**Figure scripts**.
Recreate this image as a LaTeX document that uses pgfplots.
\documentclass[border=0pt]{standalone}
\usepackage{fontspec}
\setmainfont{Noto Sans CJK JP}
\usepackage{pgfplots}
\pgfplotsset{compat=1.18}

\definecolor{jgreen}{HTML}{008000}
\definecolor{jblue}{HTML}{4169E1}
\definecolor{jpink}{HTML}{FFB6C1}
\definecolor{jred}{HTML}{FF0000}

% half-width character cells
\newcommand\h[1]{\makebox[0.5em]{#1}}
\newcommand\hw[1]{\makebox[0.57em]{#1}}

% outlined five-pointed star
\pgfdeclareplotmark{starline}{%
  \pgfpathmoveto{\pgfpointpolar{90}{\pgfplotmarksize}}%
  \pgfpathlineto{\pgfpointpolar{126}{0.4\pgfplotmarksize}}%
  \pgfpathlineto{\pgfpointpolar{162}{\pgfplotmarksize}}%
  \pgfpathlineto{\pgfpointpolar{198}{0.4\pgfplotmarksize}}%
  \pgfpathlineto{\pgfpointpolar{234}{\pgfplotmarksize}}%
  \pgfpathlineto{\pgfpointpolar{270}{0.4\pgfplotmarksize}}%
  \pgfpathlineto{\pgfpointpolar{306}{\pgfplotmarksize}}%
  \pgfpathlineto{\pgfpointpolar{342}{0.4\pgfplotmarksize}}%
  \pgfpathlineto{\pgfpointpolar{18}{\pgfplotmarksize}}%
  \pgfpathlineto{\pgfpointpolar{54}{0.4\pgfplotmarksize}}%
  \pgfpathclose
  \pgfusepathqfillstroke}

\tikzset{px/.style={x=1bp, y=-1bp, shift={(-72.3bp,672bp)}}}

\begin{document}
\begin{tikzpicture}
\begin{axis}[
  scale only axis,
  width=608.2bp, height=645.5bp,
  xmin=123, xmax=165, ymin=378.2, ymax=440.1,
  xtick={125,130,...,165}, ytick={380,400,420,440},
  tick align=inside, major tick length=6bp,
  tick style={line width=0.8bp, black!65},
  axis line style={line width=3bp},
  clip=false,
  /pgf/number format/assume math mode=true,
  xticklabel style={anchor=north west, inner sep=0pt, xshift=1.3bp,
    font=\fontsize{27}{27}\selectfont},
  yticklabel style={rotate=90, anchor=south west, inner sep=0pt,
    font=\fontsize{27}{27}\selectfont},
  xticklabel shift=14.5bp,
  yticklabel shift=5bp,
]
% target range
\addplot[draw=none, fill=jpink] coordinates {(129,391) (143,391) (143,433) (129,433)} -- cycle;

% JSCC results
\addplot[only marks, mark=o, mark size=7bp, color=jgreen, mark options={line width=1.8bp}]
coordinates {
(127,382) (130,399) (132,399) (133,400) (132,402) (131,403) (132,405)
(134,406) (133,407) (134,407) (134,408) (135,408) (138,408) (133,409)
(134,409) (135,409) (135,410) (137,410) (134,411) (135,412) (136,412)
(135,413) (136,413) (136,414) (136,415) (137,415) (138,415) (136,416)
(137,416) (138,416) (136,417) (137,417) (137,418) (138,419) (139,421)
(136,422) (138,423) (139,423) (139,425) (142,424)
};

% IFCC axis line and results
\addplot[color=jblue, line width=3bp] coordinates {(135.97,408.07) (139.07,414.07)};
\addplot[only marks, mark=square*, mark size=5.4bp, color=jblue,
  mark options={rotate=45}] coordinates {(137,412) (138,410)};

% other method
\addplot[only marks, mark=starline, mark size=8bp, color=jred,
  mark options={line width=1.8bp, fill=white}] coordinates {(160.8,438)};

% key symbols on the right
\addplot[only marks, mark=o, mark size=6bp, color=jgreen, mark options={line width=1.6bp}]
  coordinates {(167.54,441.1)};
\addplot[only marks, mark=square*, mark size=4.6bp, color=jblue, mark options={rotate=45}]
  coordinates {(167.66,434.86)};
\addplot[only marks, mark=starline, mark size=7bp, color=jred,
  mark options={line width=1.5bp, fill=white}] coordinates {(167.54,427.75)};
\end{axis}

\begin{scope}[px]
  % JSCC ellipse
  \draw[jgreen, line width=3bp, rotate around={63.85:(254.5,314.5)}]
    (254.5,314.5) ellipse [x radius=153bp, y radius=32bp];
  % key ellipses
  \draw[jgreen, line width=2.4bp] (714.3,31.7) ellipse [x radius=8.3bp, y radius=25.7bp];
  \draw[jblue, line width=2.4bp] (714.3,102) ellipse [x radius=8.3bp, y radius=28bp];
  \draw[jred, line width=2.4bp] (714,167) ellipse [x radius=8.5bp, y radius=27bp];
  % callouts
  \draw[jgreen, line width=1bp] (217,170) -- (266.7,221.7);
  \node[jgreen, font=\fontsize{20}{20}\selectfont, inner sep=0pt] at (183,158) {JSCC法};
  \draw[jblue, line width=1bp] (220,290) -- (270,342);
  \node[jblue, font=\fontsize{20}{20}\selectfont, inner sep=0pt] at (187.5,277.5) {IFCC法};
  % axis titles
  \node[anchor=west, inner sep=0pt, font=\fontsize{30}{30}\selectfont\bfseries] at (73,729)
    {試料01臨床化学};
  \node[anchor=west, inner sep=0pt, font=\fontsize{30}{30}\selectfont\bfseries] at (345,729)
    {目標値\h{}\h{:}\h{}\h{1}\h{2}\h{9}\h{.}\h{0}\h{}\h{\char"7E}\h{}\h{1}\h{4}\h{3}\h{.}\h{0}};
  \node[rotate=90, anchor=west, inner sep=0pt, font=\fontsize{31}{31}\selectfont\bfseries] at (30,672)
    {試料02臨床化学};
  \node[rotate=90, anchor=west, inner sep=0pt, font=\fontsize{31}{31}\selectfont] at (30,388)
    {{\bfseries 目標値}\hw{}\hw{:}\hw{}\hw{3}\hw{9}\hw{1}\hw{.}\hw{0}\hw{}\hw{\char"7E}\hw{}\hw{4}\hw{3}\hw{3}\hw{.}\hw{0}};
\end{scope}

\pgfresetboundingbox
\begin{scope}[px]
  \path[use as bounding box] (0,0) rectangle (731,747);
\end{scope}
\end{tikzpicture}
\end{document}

...

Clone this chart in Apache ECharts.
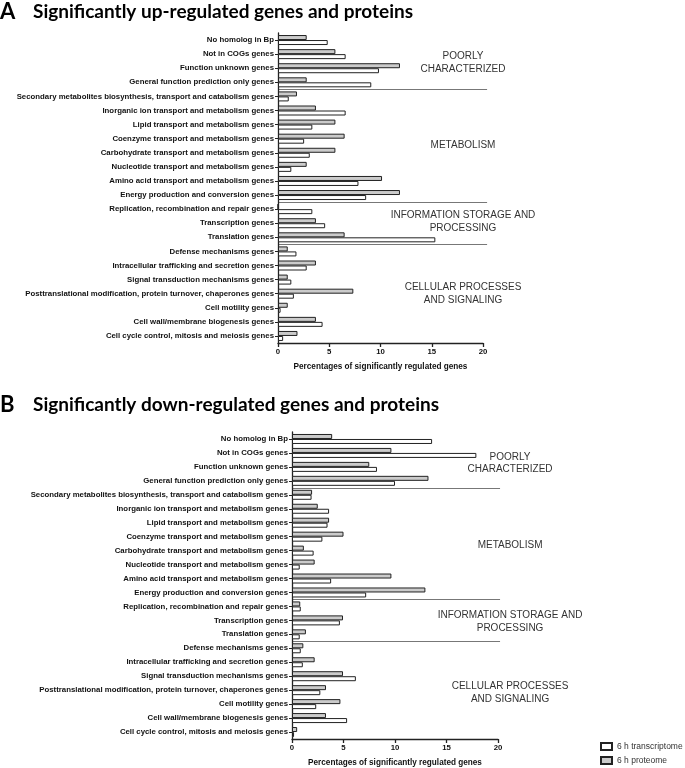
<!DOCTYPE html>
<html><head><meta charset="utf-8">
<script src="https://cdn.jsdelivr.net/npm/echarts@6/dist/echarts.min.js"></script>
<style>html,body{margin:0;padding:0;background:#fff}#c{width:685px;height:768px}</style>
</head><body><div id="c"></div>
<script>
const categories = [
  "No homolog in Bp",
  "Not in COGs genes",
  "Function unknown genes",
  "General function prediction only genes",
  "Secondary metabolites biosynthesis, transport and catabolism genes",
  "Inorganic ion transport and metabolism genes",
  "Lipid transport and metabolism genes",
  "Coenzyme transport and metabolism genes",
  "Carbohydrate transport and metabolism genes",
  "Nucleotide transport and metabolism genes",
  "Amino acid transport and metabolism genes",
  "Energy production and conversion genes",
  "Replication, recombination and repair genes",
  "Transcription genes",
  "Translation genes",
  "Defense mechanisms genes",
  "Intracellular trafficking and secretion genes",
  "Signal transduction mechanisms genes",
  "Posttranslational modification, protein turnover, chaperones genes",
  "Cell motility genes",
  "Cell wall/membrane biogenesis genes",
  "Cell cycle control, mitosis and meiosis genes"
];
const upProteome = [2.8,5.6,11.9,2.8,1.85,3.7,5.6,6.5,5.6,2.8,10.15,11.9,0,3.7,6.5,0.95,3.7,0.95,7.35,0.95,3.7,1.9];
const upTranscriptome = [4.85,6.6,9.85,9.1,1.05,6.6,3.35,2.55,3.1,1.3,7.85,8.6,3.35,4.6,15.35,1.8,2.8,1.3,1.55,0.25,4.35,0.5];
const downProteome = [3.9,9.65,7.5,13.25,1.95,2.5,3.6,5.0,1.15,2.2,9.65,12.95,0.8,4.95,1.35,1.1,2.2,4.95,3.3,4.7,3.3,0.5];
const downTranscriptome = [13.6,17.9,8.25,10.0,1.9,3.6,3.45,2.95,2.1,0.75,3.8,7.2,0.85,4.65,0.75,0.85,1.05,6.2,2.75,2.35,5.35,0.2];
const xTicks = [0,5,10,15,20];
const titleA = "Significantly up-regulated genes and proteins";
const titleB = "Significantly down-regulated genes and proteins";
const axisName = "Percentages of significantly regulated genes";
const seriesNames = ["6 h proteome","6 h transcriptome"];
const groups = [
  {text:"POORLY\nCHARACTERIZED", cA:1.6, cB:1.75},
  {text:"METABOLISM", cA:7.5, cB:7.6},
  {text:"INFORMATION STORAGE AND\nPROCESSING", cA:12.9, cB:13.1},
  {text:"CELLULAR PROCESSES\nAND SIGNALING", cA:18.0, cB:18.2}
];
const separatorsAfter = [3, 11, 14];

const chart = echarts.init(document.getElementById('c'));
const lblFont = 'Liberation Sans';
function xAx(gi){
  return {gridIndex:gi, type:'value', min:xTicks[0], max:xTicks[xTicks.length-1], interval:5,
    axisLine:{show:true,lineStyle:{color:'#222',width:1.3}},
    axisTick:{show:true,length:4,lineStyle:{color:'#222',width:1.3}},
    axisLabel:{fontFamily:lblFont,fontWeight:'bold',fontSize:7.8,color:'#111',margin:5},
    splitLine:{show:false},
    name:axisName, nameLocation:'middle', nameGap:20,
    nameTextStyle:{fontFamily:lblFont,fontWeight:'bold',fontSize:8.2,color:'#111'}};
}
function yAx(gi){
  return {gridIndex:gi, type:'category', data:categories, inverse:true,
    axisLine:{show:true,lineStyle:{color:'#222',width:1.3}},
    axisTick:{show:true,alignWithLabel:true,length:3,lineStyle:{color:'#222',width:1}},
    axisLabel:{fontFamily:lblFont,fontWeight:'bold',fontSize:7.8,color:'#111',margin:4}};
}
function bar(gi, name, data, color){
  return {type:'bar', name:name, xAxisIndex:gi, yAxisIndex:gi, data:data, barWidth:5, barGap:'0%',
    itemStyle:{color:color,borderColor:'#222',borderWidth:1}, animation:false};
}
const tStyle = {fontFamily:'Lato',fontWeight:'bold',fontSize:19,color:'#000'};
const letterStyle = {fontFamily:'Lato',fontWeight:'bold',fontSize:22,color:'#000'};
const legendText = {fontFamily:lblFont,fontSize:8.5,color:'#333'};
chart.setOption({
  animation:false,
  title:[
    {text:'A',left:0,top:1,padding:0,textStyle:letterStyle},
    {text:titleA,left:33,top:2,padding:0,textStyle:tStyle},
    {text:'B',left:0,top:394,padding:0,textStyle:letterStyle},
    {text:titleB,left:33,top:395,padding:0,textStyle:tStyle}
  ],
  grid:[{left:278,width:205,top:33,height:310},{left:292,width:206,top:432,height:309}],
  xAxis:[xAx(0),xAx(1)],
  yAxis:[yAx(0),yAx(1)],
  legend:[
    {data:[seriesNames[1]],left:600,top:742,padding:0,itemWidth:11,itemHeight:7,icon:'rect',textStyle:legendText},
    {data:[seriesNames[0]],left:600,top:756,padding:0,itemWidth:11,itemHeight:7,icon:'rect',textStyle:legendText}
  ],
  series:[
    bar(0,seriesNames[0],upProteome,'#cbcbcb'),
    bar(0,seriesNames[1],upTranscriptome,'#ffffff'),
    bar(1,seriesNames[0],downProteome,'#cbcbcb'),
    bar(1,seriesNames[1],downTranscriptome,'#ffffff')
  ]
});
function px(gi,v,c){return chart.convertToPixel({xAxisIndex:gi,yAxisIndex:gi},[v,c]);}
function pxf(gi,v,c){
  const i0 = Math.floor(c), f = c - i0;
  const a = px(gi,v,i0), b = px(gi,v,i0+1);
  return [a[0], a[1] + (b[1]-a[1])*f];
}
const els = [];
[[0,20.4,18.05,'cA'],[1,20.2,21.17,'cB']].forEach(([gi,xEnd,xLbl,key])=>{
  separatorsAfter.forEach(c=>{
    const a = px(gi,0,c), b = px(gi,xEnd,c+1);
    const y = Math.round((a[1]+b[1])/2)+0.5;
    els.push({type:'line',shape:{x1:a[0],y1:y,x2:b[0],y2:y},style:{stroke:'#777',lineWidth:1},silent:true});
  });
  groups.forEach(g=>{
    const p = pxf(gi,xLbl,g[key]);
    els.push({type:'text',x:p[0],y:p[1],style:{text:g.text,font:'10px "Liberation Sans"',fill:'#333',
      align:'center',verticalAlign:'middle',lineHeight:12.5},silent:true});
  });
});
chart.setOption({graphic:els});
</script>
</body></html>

**REQUIREMENT**.
Give back the exact lines above, running from the one that has "Clone this chart in Apache ECharts." through the one that has "const separatorsAfter = [3, 11, 14];", with nothing added and no pictures.

**ANSWER TO THE EXERCISE**.
Clone this chart in Apache ECharts.
<!DOCTYPE html>
<html><head><meta charset="utf-8">
<script src="https://cdn.jsdelivr.net/npm/echarts@6/dist/echarts.min.js"></script>
<style>html,body{margin:0;padding:0;background:#fff}#c{width:685px;height:768px}</style>
</head><body><div id="c"></div>
<script>
const categories = [
  "No homolog in Bp",
  "Not in COGs genes",
  "Function unknown genes",
  "General function prediction only genes",
  "Secondary metabolites biosynthesis, transport and catabolism genes",
  "Inorganic ion transport and metabolism genes",
  "Lipid transport and metabolism genes",
  "Coenzyme transport and metabolism genes",
  "Carbohydrate transport and metabolism genes",
  "Nucleotide transport and metabolism genes",
  "Amino acid transport and metabolism genes",
  "Energy production and conversion genes",
  "Replication, recombination and repair genes",
  "Transcription genes",
  "Translation genes",
  "Defense mechanisms genes",
  "Intracellular trafficking and secretion genes",
  "Signal transduction mechanisms genes",
  "Posttranslational modification, protein turnover, chaperones genes",
  "Cell motility genes",
  "Cell wall/membrane biogenesis genes",
  "Cell cycle control, mitosis and meiosis genes"
];
const upProteome = [2.8,5.6,11.9,2.8,1.85,3.7,5.6,6.5,5.6,2.8,10.15,11.9,0,3.7,6.5,0.95,3.7,0.95,7.35,0.95,3.7,1.9];
const upTranscriptome = [4.85,6.6,9.85,9.1,1.05,6.6,3.35,2.55,3.1,1.3,7.85,8.6,3.35,4.6,15.35,1.8,2.8,1.3,1.55,0.25,4.35,0.5];
const downProteome = [3.9,9.65,7.5,13.25,1.95,2.5,3.6,5.0,1.15,2.2,9.65,12.95,0.8,4.95,1.35,1.1,2.2,4.95,3.3,4.7,3.3,0.5];
const downTranscriptome = [13.6,17.9,8.25,10.0,1.9,3.6,3.45,2.95,2.1,0.75,3.8,7.2,0.85,4.65,0.75,0.85,1.05,6.2,2.75,2.35,5.35,0.2];
const xTicks = [0,5,10,15,20];
const titleA = "Significantly up-regulated genes and proteins";
const titleB = "Significantly down-regulated genes and proteins";
const axisName = "Percentages of significantly regulated genes";
const seriesNames = ["6 h proteome","6 h transcriptome"];
const groups = [
  {text:"POORLY\nCHARACTERIZED", cA:1.6, cB:1.75},
  {text:"METABOLISM", cA:7.5, cB:7.6},
  {text:"INFORMATION STORAGE AND\nPROCESSING", cA:12.9, cB:13.1},
  {text:"CELLULAR PROCESSES\nAND SIGNALING", cA:18.0, cB:18.2}
];
const separatorsAfter = [3, 11, 14];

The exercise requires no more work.